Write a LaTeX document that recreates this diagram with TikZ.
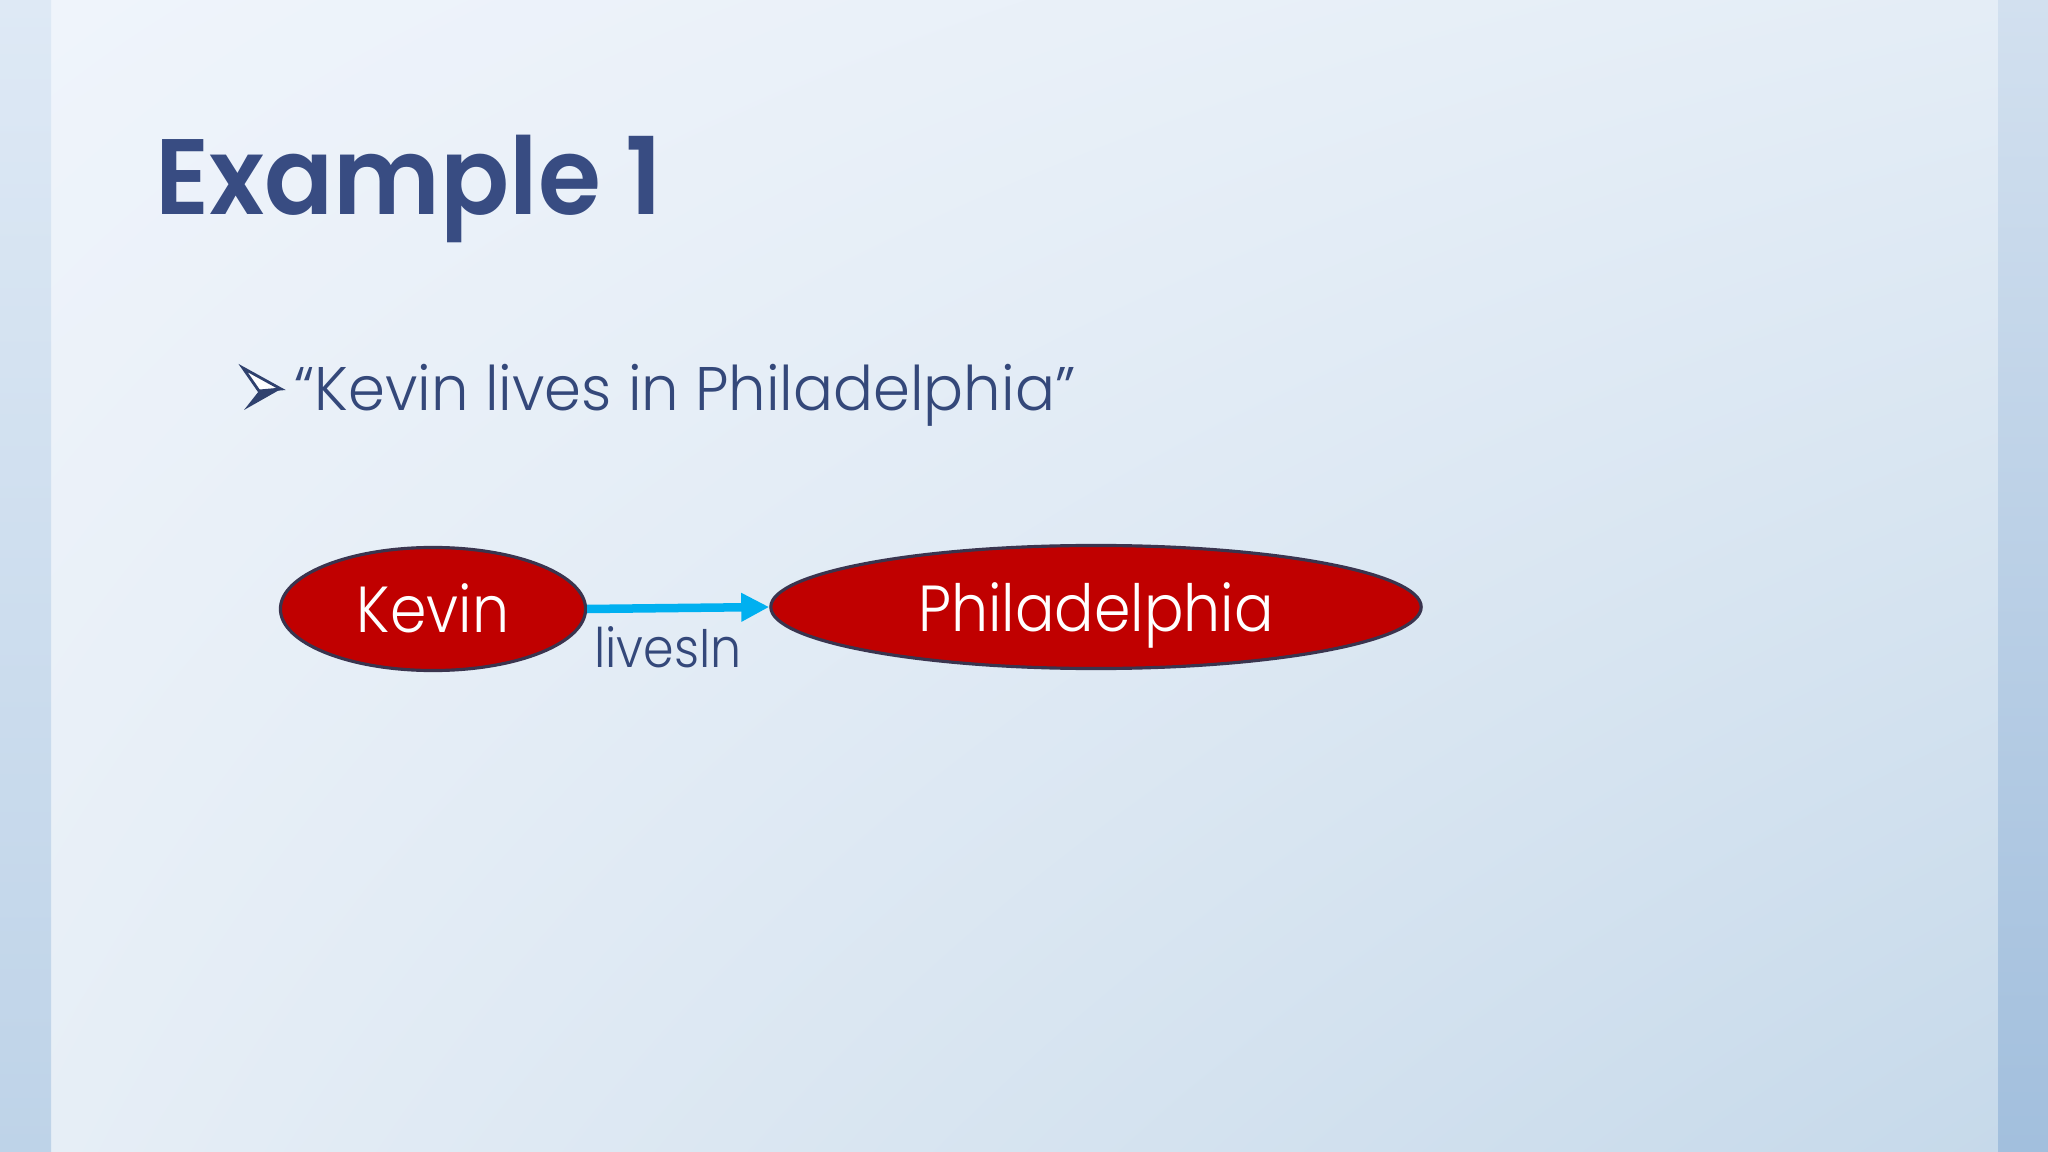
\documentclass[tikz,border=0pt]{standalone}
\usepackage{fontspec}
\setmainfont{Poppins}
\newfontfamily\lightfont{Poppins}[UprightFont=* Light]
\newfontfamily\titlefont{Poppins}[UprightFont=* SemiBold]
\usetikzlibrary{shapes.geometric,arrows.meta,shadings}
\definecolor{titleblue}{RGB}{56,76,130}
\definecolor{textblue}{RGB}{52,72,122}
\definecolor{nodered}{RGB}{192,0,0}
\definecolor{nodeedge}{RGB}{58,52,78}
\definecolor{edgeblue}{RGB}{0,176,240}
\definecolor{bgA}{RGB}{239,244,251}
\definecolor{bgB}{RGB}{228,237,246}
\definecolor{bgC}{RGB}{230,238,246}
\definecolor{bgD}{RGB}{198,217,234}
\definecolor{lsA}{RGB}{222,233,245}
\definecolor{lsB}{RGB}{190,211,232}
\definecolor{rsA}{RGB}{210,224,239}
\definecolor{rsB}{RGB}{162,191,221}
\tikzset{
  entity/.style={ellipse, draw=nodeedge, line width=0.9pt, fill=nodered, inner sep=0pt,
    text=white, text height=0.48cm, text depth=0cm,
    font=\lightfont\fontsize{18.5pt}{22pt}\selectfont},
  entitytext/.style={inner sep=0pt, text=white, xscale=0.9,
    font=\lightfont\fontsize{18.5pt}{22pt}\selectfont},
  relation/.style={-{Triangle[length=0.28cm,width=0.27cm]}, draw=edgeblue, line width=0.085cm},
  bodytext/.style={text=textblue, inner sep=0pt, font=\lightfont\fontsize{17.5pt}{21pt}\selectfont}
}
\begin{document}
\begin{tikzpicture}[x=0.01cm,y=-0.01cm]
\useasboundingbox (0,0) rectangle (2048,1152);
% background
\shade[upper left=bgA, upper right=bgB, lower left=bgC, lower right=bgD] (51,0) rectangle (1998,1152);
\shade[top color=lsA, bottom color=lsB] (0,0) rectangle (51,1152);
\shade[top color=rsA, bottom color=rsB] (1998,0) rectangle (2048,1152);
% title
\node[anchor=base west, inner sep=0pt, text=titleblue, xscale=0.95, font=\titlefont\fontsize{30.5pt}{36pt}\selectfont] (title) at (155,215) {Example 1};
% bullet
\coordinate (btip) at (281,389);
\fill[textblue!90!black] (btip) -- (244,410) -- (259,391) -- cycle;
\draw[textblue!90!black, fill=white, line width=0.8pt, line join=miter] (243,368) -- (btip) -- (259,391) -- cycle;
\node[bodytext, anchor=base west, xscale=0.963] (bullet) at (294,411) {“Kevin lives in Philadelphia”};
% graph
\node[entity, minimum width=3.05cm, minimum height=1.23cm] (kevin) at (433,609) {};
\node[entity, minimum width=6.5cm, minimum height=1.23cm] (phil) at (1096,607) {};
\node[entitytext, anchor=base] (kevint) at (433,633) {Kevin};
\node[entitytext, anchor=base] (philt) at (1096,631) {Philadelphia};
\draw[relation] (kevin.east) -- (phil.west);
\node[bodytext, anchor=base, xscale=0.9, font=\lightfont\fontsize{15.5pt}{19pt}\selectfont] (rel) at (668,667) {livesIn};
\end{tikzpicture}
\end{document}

══════

[EXERCISE PROMPT]
Repeat all of the data above word for word, minus the pictures.

[REPLY TO THE TASK]
Write a LaTeX document that recreates this diagram with TikZ.
\documentclass[tikz,border=0pt]{standalone}
\usepackage{fontspec}
\setmainfont{Poppins}
\newfontfamily\lightfont{Poppins}[UprightFont=* Light]
\newfontfamily\titlefont{Poppins}[UprightFont=* SemiBold]
\usetikzlibrary{shapes.geometric,arrows.meta,shadings}
\definecolor{titleblue}{RGB}{56,76,130}
\definecolor{textblue}{RGB}{52,72,122}
\definecolor{nodered}{RGB}{192,0,0}
\definecolor{nodeedge}{RGB}{58,52,78}
\definecolor{edgeblue}{RGB}{0,176,240}
\definecolor{bgA}{RGB}{239,244,251}
\definecolor{bgB}{RGB}{228,237,246}
\definecolor{bgC}{RGB}{230,238,246}
\definecolor{bgD}{RGB}{198,217,234}
\definecolor{lsA}{RGB}{222,233,245}
\definecolor{lsB}{RGB}{190,211,232}
\definecolor{rsA}{RGB}{210,224,239}
\definecolor{rsB}{RGB}{162,191,221}
\tikzset{
  entity/.style={ellipse, draw=nodeedge, line width=0.9pt, fill=nodered, inner sep=0pt,
    text=white, text height=0.48cm, text depth=0cm,
    font=\lightfont\fontsize{18.5pt}{22pt}\selectfont},
  entitytext/.style={inner sep=0pt, text=white, xscale=0.9,
    font=\lightfont\fontsize{18.5pt}{22pt}\selectfont},
  relation/.style={-{Triangle[length=0.28cm,width=0.27cm]}, draw=edgeblue, line width=0.085cm},
  bodytext/.style={text=textblue, inner sep=0pt, font=\lightfont\fontsize{17.5pt}{21pt}\selectfont}
}
\begin{document}
\begin{tikzpicture}[x=0.01cm,y=-0.01cm]
\useasboundingbox (0,0) rectangle (2048,1152);
% background
\shade[upper left=bgA, upper right=bgB, lower left=bgC, lower right=bgD] (51,0) rectangle (1998,1152);
\shade[top color=lsA, bottom color=lsB] (0,0) rectangle (51,1152);
\shade[top color=rsA, bottom color=rsB] (1998,0) rectangle (2048,1152);
% title
\node[anchor=base west, inner sep=0pt, text=titleblue, xscale=0.95, font=\titlefont\fontsize{30.5pt}{36pt}\selectfont] (title) at (155,215) {Example 1};
% bullet
\coordinate (btip) at (281,389);
\fill[textblue!90!black] (btip) -- (244,410) -- (259,391) -- cycle;
\draw[textblue!90!black, fill=white, line width=0.8pt, line join=miter] (243,368) -- (btip) -- (259,391) -- cycle;
\node[bodytext, anchor=base west, xscale=0.963] (bullet) at (294,411) {“Kevin lives in Philadelphia”};
% graph
\node[entity, minimum width=3.05cm, minimum height=1.23cm] (kevin) at (433,609) {};
\node[entity, minimum width=6.5cm, minimum height=1.23cm] (phil) at (1096,607) {};
\node[entitytext, anchor=base] (kevint) at (433,633) {Kevin};
\node[entitytext, anchor=base] (philt) at (1096,631) {Philadelphia};
\draw[relation] (kevin.east) -- (phil.west);
\node[bodytext, anchor=base, xscale=0.9, font=\lightfont\fontsize{15.5pt}{19pt}\selectfont] (rel) at (668,667) {livesIn};
\end{tikzpicture}
\end{document}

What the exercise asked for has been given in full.